Hey Product Manager: Do This When the VP of Sales Promises Features
"We already promised we could make it happen." Most product managers have heard some version of this from the VP of sales before. Pressure to land new accounts can lead to reckless promises that rain down on the product team. At the end of the quarter — when the scramble to close deals is on — the abuse can feel like a downpour.
But you need to be able to weather the storm — because what was promised is likely important even if it is not what should be delivered.
It is never wise to dismiss feature requests no matter who or where the idea comes from. Sales learns firsthand what customers are struggling with. The conversations that are shared back to you can reveal new pain points and new opportunities to create value. It is your job to hear the real need behind the request, beyond what is shared.
But when you are fielding a bunch of "already sold it" feature requests, the messages can sound more like hostile demands. And the impulse to push back is difficult to resist when people are pushy. You may want to shut the conversation down or ignore the request entirely.
You might see it as the domineering sales VP trying to drive your roadmap.
Or you could see it as a new insight into your customer's problems. Consider that each interaction you have with sales is an opportunity to learn even more about your customers from the folks who interact with them most. It starts by listening for the need behind the request, then moving forward with intention.
As a product manager, your approach should always be goal first — while staying open to new ideas. Here are some tips for dealing with a sales team that overpromises — while maintaining a good relationship and delivering against your strategic roadmap:
Use your curiosity
You need to understand the entirety of what happened. What did the customer ask for and what was promised? What was the customer hoping to achieve? What specific problem did they cite as the reason for the request? Ask questions that reveal what your customer really wants. You may already have work planned on your roadmap that will solve their pain.
Talk to your team
Ask your product peers or a team leader what they think — without leading them to the answer you want to hear. Maybe your instinct to reject the request was right. Or maybe your team can help uncover something you had not yet considered. Reaching out for a fresh perspective when you need it is one of the best ways to grow.
Include your customers
Go to the source. If the way forward is not clear, gather more feedback. It is important to know whether the initial feature request will benefit the majority of your customers. Of course, you should also be sharing your product roadmap with customers. Proactive updates let customers know that you are listening to them and that their input truly drives product decisions.

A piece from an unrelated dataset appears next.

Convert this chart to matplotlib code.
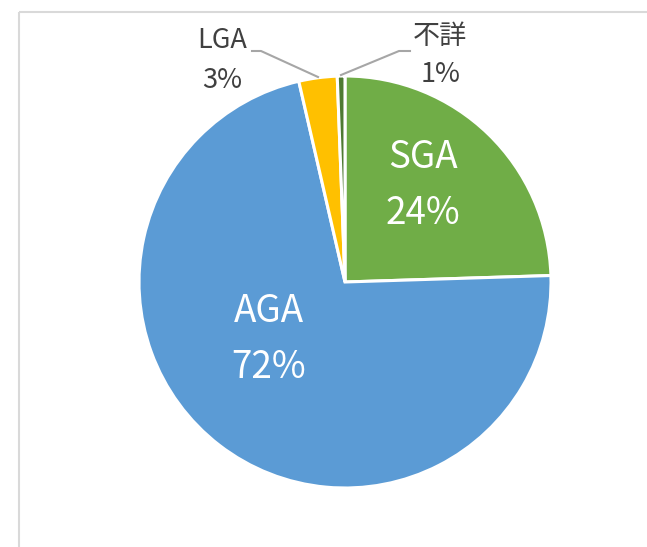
import matplotlib
matplotlib.use("Agg")
import matplotlib.pyplot as plt

plt.rcParams['font.family'] = ['Noto Sans CJK JP', 'DejaVu Sans']

# data (clockwise from 12 o'clock)
categories = ["SGA", "AGA", "LGA", "不詳"]
shares = [24.5, 71.9, 3.0, 0.6]
pct_labels = ["24%", "72%", "3%", "1%"]
colors = ["#70AD47", "#5B9BD5", "#FFC000", "#4E7A32"]

W, H = 647, 547
fig = plt.figure(figsize=(W / 100, H / 100), dpi=100)
ax = fig.add_axes([0, 0, 1, 1])

# pie in pixel-like coordinates (y measured from bottom)
cx, cy, r = 345, H - 282, 206
ax.pie(shares, colors=colors, startangle=90, counterclock=False,
       center=(cx, cy), radius=r,
       wedgeprops=dict(edgecolor="white", linewidth=2.2))

ax.set_xlim(0, W)
ax.set_ylim(0, H)
ax.set_aspect("equal")
ax.axis("off")

# chart area border (light gray)
ax.plot([19, W], [H - 12, H - 12], color="#d9d9d9", lw=1.5, solid_capstyle="butt")
ax.plot([19, 19], [H - 12, 0], color="#d9d9d9", lw=1.5, solid_capstyle="butt")

# inside labels
inside = {0: (423, 158, 214), 1: (269, 312, 368)}
for i, (x, y1, y2) in inside.items():
    ax.text(x, H - y1, categories[i], color="white", fontsize=26.5, ha="center", va="center")
    ax.text(x, H - y2, pct_labels[i], color="white", fontsize=26.5, ha="center", va="center")

# outside labels with leader lines
gray = "#404040"
ax.text(222, H - 41, categories[2], color=gray, fontsize=19.5, ha="center", va="center")
ax.text(222, H - 80, pct_labels[2], color=gray, fontsize=19.5, ha="center", va="center")
ax.plot([252, 261, 318], [H - 51, H - 51, H - 77], color="#a6a6a6", lw=1.5)

ax.text(440, H - 36, categories[3], color=gray, fontsize=19.5, ha="center", va="center")
ax.text(441, H - 75, pct_labels[3], color=gray, fontsize=19.5, ha="center", va="center")
ax.plot([341, 399, 410], [H - 75, H - 51, H - 51], color="#a6a6a6", lw=1.5)

fig.savefig("out.png", dpi=100)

Improve how you capture ideas
If wonky requests are coming through from sales leaders that simply do not make sense for your product, take a moment to reflect. Are you making it easy to submit feedback by providing a consistent format for ideas? Are you reviewing every submission quickly so that the sales team can anticipate reply times to customers? Map out your own idea management process and make it known.
Uphold your vision
Salespeople care about this very moment. They want to close the deal and move on. But you must have longer-range plans for your product. Leading with strategy enables you to have tough conversations about why (or why not) a request aligns with your goals.
Your ability to instill confidence with cross-functional teammates reinforces your product leadership.
This takes work and understanding. You want to achieve lasting greatness for your product, your company, and yourself. Do not lose sight of that. With an open mind, you can start to look at even the most urgent missives from the sales team as an opportunity to understand your customers better.
How do you respond to sales when they demand features?